▸ Code that draws figures:
※
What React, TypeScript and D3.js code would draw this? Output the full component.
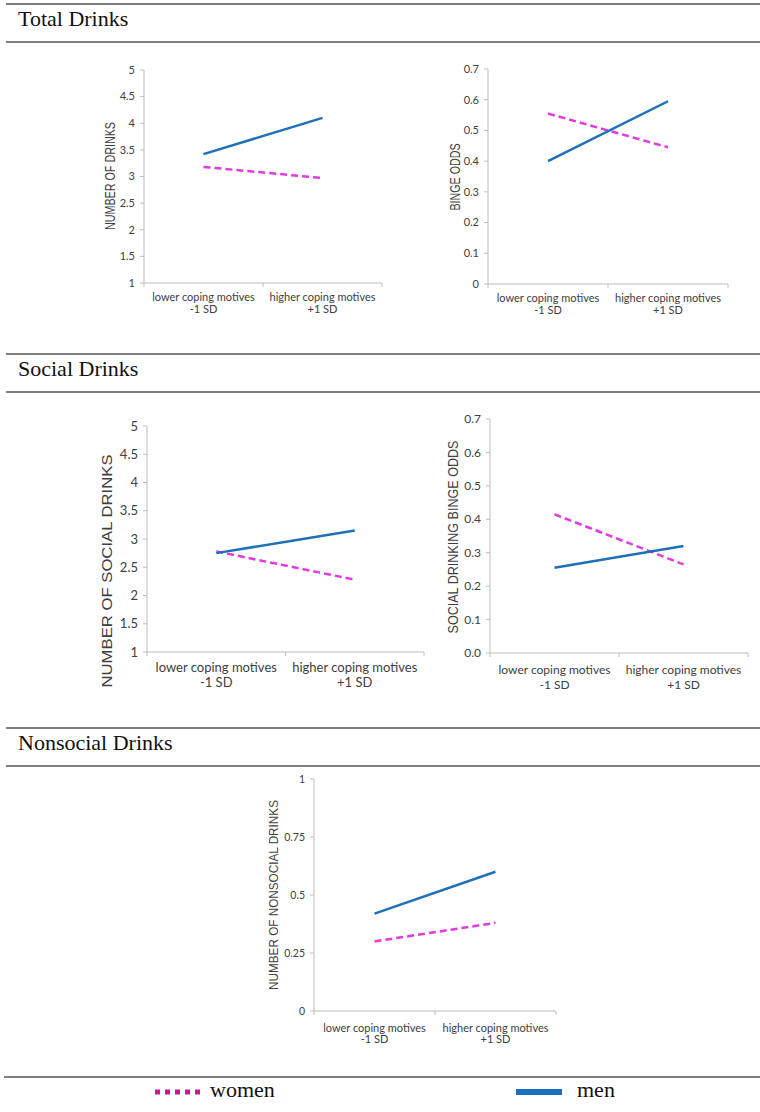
import React from 'react';
import * as d3 from 'd3';

const width = 760;
const height = 1112;

const categories = ['low', 'high'];
const categoryLines = [
  ['lower coping motives', '-1 SD'],
  ['higher coping motives', '+1 SD'],
];

// values (women / men at -1 SD and +1 SD)
const totalWomen = [3.18, 2.97];
const totalMen = [3.42, 4.1];
const bingeWomen = [0.555, 0.445];
const bingeMen = [0.4, 0.595];
const socialWomen = [2.78, 2.28];
const socialMen = [2.75, 3.15];
const socialBingeWomen = [0.415, 0.265];
const socialBingeMen = [0.255, 0.32];
const nonsocialWomen = [0.3, 0.38];
const nonsocialMen = [0.42, 0.6];

const drinkTicks = [1, 1.5, 2, 2.5, 3, 3.5, 4, 4.5, 5];
const drinkTickLabels = ['1', '1.5', '2', '2.5', '3', '3.5', '4', '4.5', '5'];
const oddsTicks = [0, 0.1, 0.2, 0.3, 0.4, 0.5, 0.6, 0.7];
const oddsTickLabels = ['0', '0.1', '0.2', '0.3', '0.4', '0.5', '0.6', '0.7'];
const socialOddsTickLabels = ['0.0', '0.1', '0.2', '0.3', '0.4', '0.5', '0.6', '0.7'];
const nonsocialTicks = [0, 0.25, 0.5, 0.75, 1];
const nonsocialTickLabels = ['0', '0.25', '0.5', '0.75', '1'];

const pink = '#e23ae0';
const blue = '#1f70b8';
const axisColor = '#bdbdbd';
const textColor = '#404040';

type PanelProps = {
  left: number; right: number; top: number; bottom: number;
  ticks: number[]; tickLabels: string[];
  women: number[]; men: number[];
  yLabel: string; yLabelX: number; yLabelY: number; yLabelSize: number; yLabelLength: number;
  tickSize: number; catSize: number; line1: number; line2: number;
};

const Panel = (p: PanelProps) => {
  const x = d3.scaleBand().domain(categories).range([p.left, p.right]).padding(0);
  const y = d3.scaleLinear()
    .domain([p.ticks[0], p.ticks[p.ticks.length - 1]])
    .range([p.bottom, p.top]);
  const line = d3.line<number>()
    .x((d, i) => (x(categories[i]) as number) + x.bandwidth() / 2)
    .y(d => y(d));
  const bounds = [...categories.map(c => x(c) as number), p.right];

  return (
    <g>
      <line x1={p.left} x2={p.left} y1={y(p.ticks[p.ticks.length - 1])} y2={p.bottom} stroke={axisColor} />
      <line x1={p.left} x2={p.right} y1={p.bottom} y2={p.bottom} stroke={axisColor} />
      {p.ticks.map((t, i) => (
        <g key={i}>
          <line x1={p.left - 4} x2={p.left} y1={y(t)} y2={y(t)} stroke={axisColor} />
          <text x={p.left - 9} y={y(t)} dy="0.35em" textAnchor="end"
            fontFamily="Lato, 'Open Sans', sans-serif" fontSize={p.tickSize} fill={textColor}>
            {p.tickLabels[i]}
          </text>
        </g>
      ))}
      {bounds.map((b, i) => (
        <line key={i} x1={b} x2={b} y1={p.bottom} y2={p.bottom + 4} stroke={axisColor} />
      ))}
      {categories.map((c, i) => (
        <text key={c} x={(x(c) as number) + x.bandwidth() / 2} textAnchor="middle"
          fontFamily="Lato, 'Open Sans', sans-serif" fontSize={p.catSize} fill={textColor}>
          <tspan x={(x(c) as number) + x.bandwidth() / 2} y={p.bottom + p.line1}>{categoryLines[i][0]}</tspan>
          <tspan x={(x(c) as number) + x.bandwidth() / 2} y={p.bottom + p.line2}>{categoryLines[i][1]}</tspan>
        </text>
      ))}
      <text transform={`translate(${p.yLabelX},${p.yLabelY}) rotate(-90)`} dy="0.35em" textAnchor="middle"
        fontFamily="'Liberation Sans', Arial, sans-serif" fontSize={p.yLabelSize} fill={textColor}
        textLength={p.yLabelLength} lengthAdjust="spacingAndGlyphs">
        {p.yLabel}
      </text>
      <path d={line(p.women) || ''} fill="none" stroke={pink} strokeWidth={2.5} strokeDasharray="7,4" />
      <path d={line(p.men) || ''} fill="none" stroke={blue} strokeWidth={2.5} />
    </g>
  );
};

const Section = ({ top, title }: { top: number; title: string }) => (
  <g>
    <line x1={6} x2={760} y1={top} y2={top} stroke="#555" strokeWidth={1.5} />
    <text x={18} y={top + 22} fontFamily="'Liberation Serif', 'Times New Roman', serif" fontSize={22} fill="#111">{title}</text>
    <line x1={6} x2={760} y1={top + 38} y2={top + 38} stroke="#555" strokeWidth={1.5} />
  </g>
);

const App = () => (
  <svg width={width} height={height} style={{ position: 'absolute', left: 0, top: 0, background: '#fff' }}>
    <Section top={4} title="Total Drinks" />
    <Panel left={144} right={382} top={70} bottom={283} ticks={drinkTicks} tickLabels={drinkTickLabels}
      women={totalWomen} men={totalMen} yLabel="NUMBER OF DRINKS" yLabelX={110} yLabelY={176}
      yLabelSize={14} yLabelLength={108} tickSize={11} catSize={11} line1={18} line2={30} />
    <Panel left={488} right={728} top={69} bottom={284} ticks={oddsTicks} tickLabels={oddsTickLabels}
      women={bingeWomen} men={bingeMen} yLabel="BINGE ODDS" yLabelX={455} yLabelY={177}
      yLabelSize={14} yLabelLength={67} tickSize={11} catSize={11} line1={18} line2={30} />

    <Section top={354} title="Social Drinks" />
    <Panel left={147} right={424} top={426} bottom={652} ticks={drinkTicks} tickLabels={drinkTickLabels}
      women={socialWomen} men={socialMen} yLabel="NUMBER OF SOCIAL DRINKS" yLabelX={107} yLabelY={571}
      yLabelSize={15} yLabelLength={233} tickSize={13} catSize={13} line1={20} line2={35} />
    <Panel left={490} right={748} top={419} bottom={653} ticks={oddsTicks} tickLabels={socialOddsTickLabels}
      women={socialBingeWomen} men={socialBingeMen} yLabel="SOCIAL DRINKING BINGE ODDS" yLabelX={453} yLabelY={537}
      yLabelSize={14} yLabelLength={193} tickSize={12} catSize={12} line1={21} line2={36} />

    <Section top={728} title="Nonsocial Drinks" />
    <Panel left={314} right={556} top={779} bottom={1011} ticks={nonsocialTicks} tickLabels={nonsocialTickLabels}
      women={nonsocialWomen} men={nonsocialMen} yLabel="NUMBER OF NONSOCIAL DRINKS" yLabelX={273} yLabelY={895}
      yLabelSize={13} yLabelLength={190} tickSize={10.5} catSize={11} line1={21} line2={32} />

    <line x1={4} x2={760} y1={1077} y2={1077} stroke="#555" strokeWidth={1.5} />
    <line x1={155} x2={200} y1={1092} y2={1092} stroke="#cc1499" strokeWidth={5} strokeDasharray="5,5" />
    <text x={210} y={1097} fontFamily="'Liberation Serif', 'Times New Roman', serif" fontSize={22} fill="#111">women</text>
    <line x1={516} x2={562} y1={1092} y2={1092} stroke="#1a6fc0" strokeWidth={6} />
    <text x={577} y={1097} fontFamily="'Liberation Serif', 'Times New Roman', serif" fontSize={22} fill="#111">men</text>
  </svg>
);

export default App;
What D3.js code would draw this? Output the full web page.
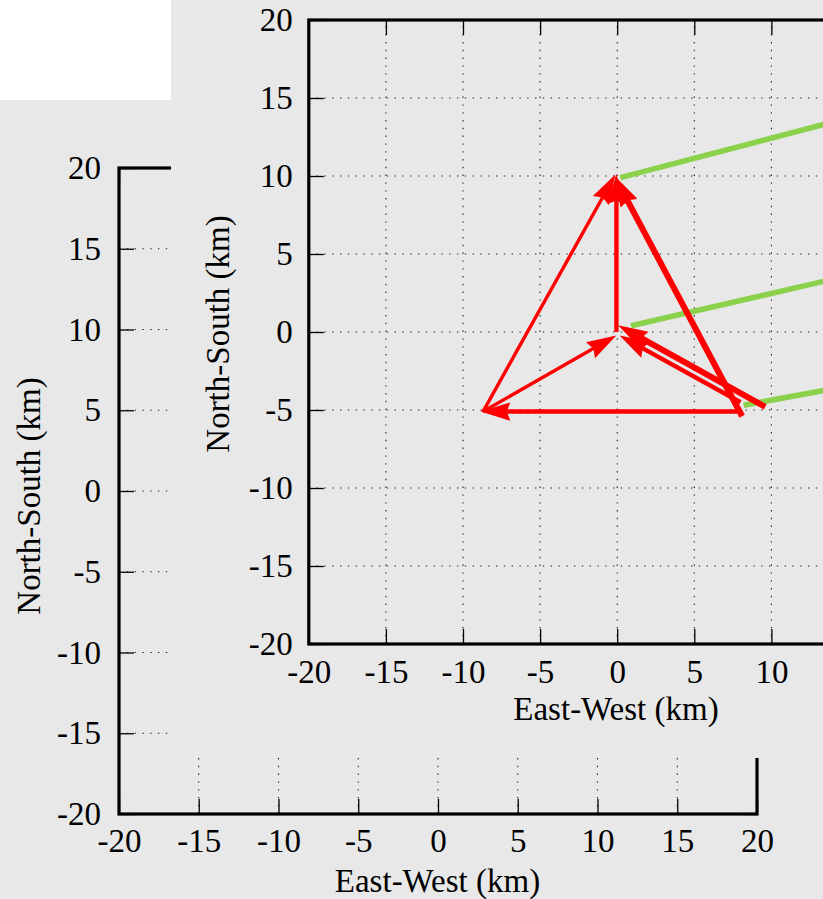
<!DOCTYPE html>
<html><head><meta charset="utf-8">
<script src="https://cdn.jsdelivr.net/npm/d3@7"></script>
<style>body{margin:0;background:#e8e8e8}svg{display:block}</style>
</head><body>
<svg id="c" width="823" height="899"></svg>
<script>
// ---------- data ----------
const tickValues = [-20, -15, -10, -5, 0, 5, 10, 15, 20];
const gridValues = [-15, -10, -5, 0, 5, 10, 15];
const xTitle = "East-West (km)";
const yTitle = "North-South (km)";

// red displacement arrows (km): start -> end (head at end)
const arrowX0 = [-8.7, -8.7, 8.1, 8.1, 7.4, 9.6, 8.0, -0.05];
const arrowY0 = [-5.1, -5.1, -5.1, -5.4, -4.3, -4.8, -4.5, 0.0];
const arrowX1 = [-0.2, -0.2, -8.7, -0.1, -0.05, 0.2, 0.3, -0.05];
const arrowY1 = [9.95, -0.3, -5.1, 9.85, 9.8, 0.35, -0.3, 9.95];
const arrowKind = ["thin", "thin", "medium", "thick", "thin", "thick", "medium", "medium"];

// green lines (km)
const greenX0 = [0.2, 0.9, 8.2];
const greenY0 = [9.9, 0.4, -4.7];
const greenX1 = [13.5, 13.5, 13.5];
const greenY1 = [13.33, 3.27, -3.73];

// ---------- drawing ----------
const W = 823, H = 899;
const FONT = "'Liberation Serif','Times New Roman',serif";
const BG = "#e8e8e8";
const svg = d3.select("#c");
svg.append("rect").attr("width", W).attr("height", H).attr("fill", BG);

function drawChart(g, x, y, o) {
  const [x0, x1] = x.range(), [y0, y1] = y.range(); // y0 bottom, y1 top
  const fmt = d => (x(d) > W ? "" : String(d));
  // grid
  const grid = g.append("g").attr("stroke", "#222").attr("stroke-width", 1.1)
    .attr("stroke-dasharray", "1.4,6.4");
  grid.selectAll(".gx").data(gridValues).join("line")
    .attr("x1", d => x(d)).attr("x2", d => x(d)).attr("y1", y0).attr("y2", y1);
  grid.selectAll(".gy").data(gridValues).join("line")
    .attr("y1", d => y(d)).attr("y2", d => y(d)).attr("x1", x0).attr("x2", x1);
  // axes with inward ticks (mirrored)
  const styleAxis = sel => {
    sel.select(".domain").remove();
    sel.selectAll(".tick line").attr("stroke", "#000").attr("stroke-width", 1.3);
    sel.selectAll(".tick text").attr("font-family", FONT).attr("font-size", 33).attr("fill", "#000");
  };
  g.append("g").attr("transform", `translate(${x0},0)`)
    .call(d3.axisLeft(y).tickValues(tickValues).tickFormat(d => String(d))
      .tickSizeInner(-15).tickSizeOuter(0).tickPadding(o.yPad)).call(styleAxis);
  g.append("g").attr("transform", `translate(0,${y0})`)
    .call(d3.axisBottom(x).tickValues(tickValues).tickFormat(fmt)
      .tickSizeInner(-15).tickSizeOuter(0).tickPadding(o.xPad)).call(styleAxis);
  g.append("g").attr("transform", `translate(${x1},0)`)
    .call(d3.axisRight(y).tickValues(tickValues).tickSizeInner(-15).tickSizeOuter(0).tickFormat(""))
    .call(styleAxis);
  g.append("g").attr("transform", `translate(0,${y1})`)
    .call(d3.axisTop(x).tickValues(tickValues).tickSizeInner(-15).tickSizeOuter(0).tickFormat(""))
    .call(styleAxis);
  // frame
  g.append("rect").attr("x", x0).attr("y", y1).attr("width", x1 - x0).attr("height", y0 - y1)
    .attr("fill", "none").attr("stroke", "#000").attr("stroke-width", 3.2);
  // titles
  g.append("text").attr("x", o.xTitleX).attr("y", o.xTitleY).attr("text-anchor", "middle")
    .attr("font-family", FONT).attr("font-size", 33).text(xTitle);
  g.append("text").attr("transform", `translate(${o.yTitleX},${o.yTitleY}) rotate(-90)`)
    .attr("text-anchor", "middle").attr("font-family", FONT).attr("font-size", 33).text(yTitle);
}

// back (lower-left) chart
const bx = d3.scaleLinear().domain([-20, 20]).range([119, 757]);
const by = d3.scaleLinear().domain([-20, 20]).range([814, 168]);
drawChart(svg.append("g"), bx, by, {yPad: 18, xPad: 15, xTitleX: 437.5, xTitleY: 892, yTitleX: 40, yTitleY: 496});

// white patch top-left
svg.append("rect").attr("x", 0).attr("y", 0).attr("width", 171).attr("height", 100).attr("fill", "#fff");

// front image background
svg.append("rect").attr("x", 171).attr("y", 0).attr("width", W - 171).attr("height", 758).attr("fill", BG);

// front chart
const fx = d3.scaleLinear().domain([-20, 20]).range([308.8, 925.6]);
const fy = d3.scaleLinear().domain([-20, 20]).range([644, 20]);
const front = svg.append("g");
drawChart(front, fx, fy, {yPad: 16, xPad: 16, xTitleX: 616, xTitleY: 720, yTitleX: 229, yTitleY: 334});

// green lines
front.append("g").selectAll("line").data(greenX0.map((d, i) => i)).join("line")
  .attr("x1", i => fx(greenX0[i])).attr("y1", i => fy(greenY0[i]))
  .attr("x2", i => fx(greenX1[i])).attr("y2", i => fy(greenY1[i]))
  .attr("stroke", "#8bd14c").attr("stroke-width", 5.5);

// red arrows
const widthOf = {thin: 3.4, medium: 4.4, thick: 6};
const arrows = arrowX0.map((d, i) => {
  const x0 = fx(arrowX0[i]), y0 = fy(arrowY0[i]), x1 = fx(arrowX1[i]), y1 = fy(arrowY1[i]);
  const len = Math.hypot(x1 - x0, y1 - y0), ux = (x1 - x0) / len, uy = (y1 - y0) / len;
  const L = 26, hw = 8;
  const hx = x1 - ux * L, hy = y1 - uy * L;
  return {x0, y0, lx: hx + ux * 4, ly: hy + uy * 4, w: widthOf[arrowKind[i]],
    head: [[x1, y1], [hx - uy * hw, hy + ux * hw], [hx + ux * 3, hy + uy * 3], [hx + uy * hw, hy - ux * hw]]};
});
const ag = front.append("g");
ag.selectAll("line").data(arrows).join("line")
  .attr("x1", d => d.x0).attr("y1", d => d.y0).attr("x2", d => d.lx).attr("y2", d => d.ly)
  .attr("stroke", "#ff0000").attr("stroke-width", d => d.w);
ag.selectAll("path").data(arrows).join("path")
  .attr("d", d => "M" + d.head.join("L") + "Z")
  .attr("fill", "#ff0000").attr("stroke", "#ff0000").attr("stroke-width", 1.5).attr("stroke-linejoin", "miter");
</script>
</body></html>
※
Repeat the lines exactly as they stand, from the opening line of the data through the line with "const nonsocialMen = [0.42, 0.6];". Pictures stay out of the copy.

▸ Finished task:
What React, TypeScript and D3.js code would draw this? Output the full component.
import React from 'react';
import * as d3 from 'd3';

const width = 760;
const height = 1112;

const categories = ['low', 'high'];
const categoryLines = [
  ['lower coping motives', '-1 SD'],
  ['higher coping motives', '+1 SD'],
];

// values (women / men at -1 SD and +1 SD)
const totalWomen = [3.18, 2.97];
const totalMen = [3.42, 4.1];
const bingeWomen = [0.555, 0.445];
const bingeMen = [0.4, 0.595];
const socialWomen = [2.78, 2.28];
const socialMen = [2.75, 3.15];
const socialBingeWomen = [0.415, 0.265];
const socialBingeMen = [0.255, 0.32];
const nonsocialWomen = [0.3, 0.38];
const nonsocialMen = [0.42, 0.6];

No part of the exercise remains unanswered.